__STATED GOAL__. Write the data out again exactly, dropping any images it holds.

__GIVEN INFORMATION__.

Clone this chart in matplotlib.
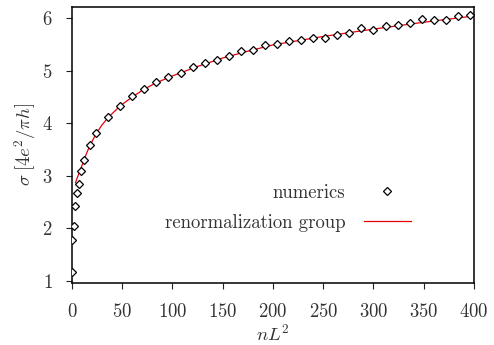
import matplotlib
matplotlib.use("Agg")
import matplotlib.pyplot as plt

# numerics (diamonds)
nl2_num = [0, 0.5, 2, 3.5, 5, 7, 8.7, 12, 18, 24, 36, 48, 60, 72, 84, 96, 108,
           120, 132, 144, 156, 168, 180, 192, 204, 216, 228, 240, 252, 264, 276,
           288, 300, 312, 324, 336, 348, 360, 372, 384, 396]
sigma_num = [1.18, 1.77, 2.04, 2.42, 2.67, 2.84, 3.10, 3.30, 3.59, 3.82, 4.12,
             4.33, 4.51, 4.66, 4.78, 4.87, 4.95, 5.06, 5.15, 5.20, 5.28, 5.37,
             5.40, 5.48, 5.50, 5.56, 5.59, 5.63, 5.62, 5.68, 5.71, 5.81, 5.77,
             5.85, 5.86, 5.90, 5.98, 5.96, 5.97, 6.03, 6.06]

# renormalization group curve
nl2_rg = [3.5, 5, 7, 9, 12, 15, 18, 24, 30, 36, 48, 60, 72, 84, 100, 125, 150,
          175, 200, 250, 300, 350, 400]
sigma_rg = [2.87, 2.95, 3.05, 3.15, 3.30, 3.45, 3.58, 3.80, 3.97, 4.11, 4.33,
            4.50, 4.65, 4.77, 4.90, 5.08, 5.24, 5.37, 5.49, 5.65, 5.79, 5.92, 6.04]

xticks = [0, 50, 100, 150, 200, 250, 300, 350, 400]
yticks = [1, 2, 3, 4, 5, 6]

plt.rcParams['font.family'] = 'serif'
plt.rcParams['font.serif'] = ['cmr10', 'DejaVu Serif']
plt.rcParams['mathtext.fontset'] = 'cm'
plt.rcParams['axes.formatter.use_mathtext'] = True
plt.rcParams['font.size'] = 13.5
plt.rcParams['text.color'] = '#333333'
plt.rcParams['axes.labelcolor'] = '#333333'
plt.rcParams['xtick.color'] = '#222222'
plt.rcParams['ytick.color'] = '#222222'
plt.rcParams['xtick.labelcolor'] = '#333333'
plt.rcParams['ytick.labelcolor'] = '#333333'

fig = plt.figure(figsize=(4.94, 3.45), dpi=100)
ax = fig.add_axes([0.1457, 0.181, 0.8138, 0.7987])

ax.plot(nl2_num, sigma_num, linestyle='none', marker='D', ms=4.3,
        mfc='white', mec='black', mew=0.9, label='numerics', zorder=3)
ax.plot(nl2_rg, sigma_rg, color='#e8000b', lw=0.9, label='renormalization group',
        zorder=2)

ax.set_xlim(0, 400)
ax.set_ylim(0.97, 6.21)
ax.set_xticks(xticks)
ax.set_yticks(yticks)
ax.tick_params(direction='out', length=4, width=0.8, top=False, right=False)
ax.tick_params(axis='x', pad=10.5)
ax.tick_params(axis='y', pad=10)
for s in ax.spines.values():
    s.set_linewidth(1.1)

ax.set_xlabel(r'$nL^2$', labelpad=2.5)
ax.set_ylabel(r'$\sigma\;[4e^2/\pi h]$', labelpad=3)

ax.legend(loc='center right', bbox_to_anchor=(0.843, 0.271), frameon=False,
          markerfirst=False, handlelength=2.5, handletextpad=1.0,
          labelspacing=0.66, borderpad=0, borderaxespad=0)

fig.savefig('out.png', dpi=100)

__FINAL RESULT__.
Clone this chart in matplotlib.
import matplotlib
matplotlib.use("Agg")
import matplotlib.pyplot as plt

# numerics (diamonds)
nl2_num = [0, 0.5, 2, 3.5, 5, 7, 8.7, 12, 18, 24, 36, 48, 60, 72, 84, 96, 108,
           120, 132, 144, 156, 168, 180, 192, 204, 216, 228, 240, 252, 264, 276,
           288, 300, 312, 324, 336, 348, 360, 372, 384, 396]
sigma_num = [1.18, 1.77, 2.04, 2.42, 2.67, 2.84, 3.10, 3.30, 3.59, 3.82, 4.12,
             4.33, 4.51, 4.66, 4.78, 4.87, 4.95, 5.06, 5.15, 5.20, 5.28, 5.37,
             5.40, 5.48, 5.50, 5.56, 5.59, 5.63, 5.62, 5.68, 5.71, 5.81, 5.77,
             5.85, 5.86, 5.90, 5.98, 5.96, 5.97, 6.03, 6.06]

# renormalization group curve
nl2_rg = [3.5, 5, 7, 9, 12, 15, 18, 24, 30, 36, 48, 60, 72, 84, 100, 125, 150,
          175, 200, 250, 300, 350, 400]
sigma_rg = [2.87, 2.95, 3.05, 3.15, 3.30, 3.45, 3.58, 3.80, 3.97, 4.11, 4.33,
            4.50, 4.65, 4.77, 4.90, 5.08, 5.24, 5.37, 5.49, 5.65, 5.79, 5.92, 6.04]

xticks = [0, 50, 100, 150, 200, 250, 300, 350, 400]
yticks = [1, 2, 3, 4, 5, 6]

plt.rcParams['font.family'] = 'serif'
plt.rcParams['font.serif'] = ['cmr10', 'DejaVu Serif']
plt.rcParams['mathtext.fontset'] = 'cm'
plt.rcParams['axes.formatter.use_mathtext'] = True
plt.rcParams['font.size'] = 13.5
plt.rcParams['text.color'] = '#333333'
plt.rcParams['axes.labelcolor'] = '#333333'
plt.rcParams['xtick.color'] = '#222222'
plt.rcParams['ytick.color'] = '#222222'
plt.rcParams['xtick.labelcolor'] = '#333333'
plt.rcParams['ytick.labelcolor'] = '#333333'

fig = plt.figure(figsize=(4.94, 3.45), dpi=100)
ax = fig.add_axes([0.1457, 0.181, 0.8138, 0.7987])

ax.plot(nl2_num, sigma_num, linestyle='none', marker='D', ms=4.3,
        mfc='white', mec='black', mew=0.9, label='numerics', zorder=3)
ax.plot(nl2_rg, sigma_rg, color='#e8000b', lw=0.9, label='renormalization group',
        zorder=2)

ax.set_xlim(0, 400)
ax.set_ylim(0.97, 6.21)
ax.set_xticks(xticks)
ax.set_yticks(yticks)
ax.tick_params(direction='out', length=4, width=0.8, top=False, right=False)
ax.tick_params(axis='x', pad=10.5)
ax.tick_params(axis='y', pad=10)
for s in ax.spines.values():
    s.set_linewidth(1.1)

ax.set_xlabel(r'$nL^2$', labelpad=2.5)
ax.set_ylabel(r'$\sigma\;[4e^2/\pi h]$', labelpad=3)

ax.legend(loc='center right', bbox_to_anchor=(0.843, 0.271), frameon=False,
          markerfirst=False, handlelength=2.5, handletextpad=1.0,
          labelspacing=0.66, borderpad=0, borderaxespad=0)

fig.savefig('out.png', dpi=100)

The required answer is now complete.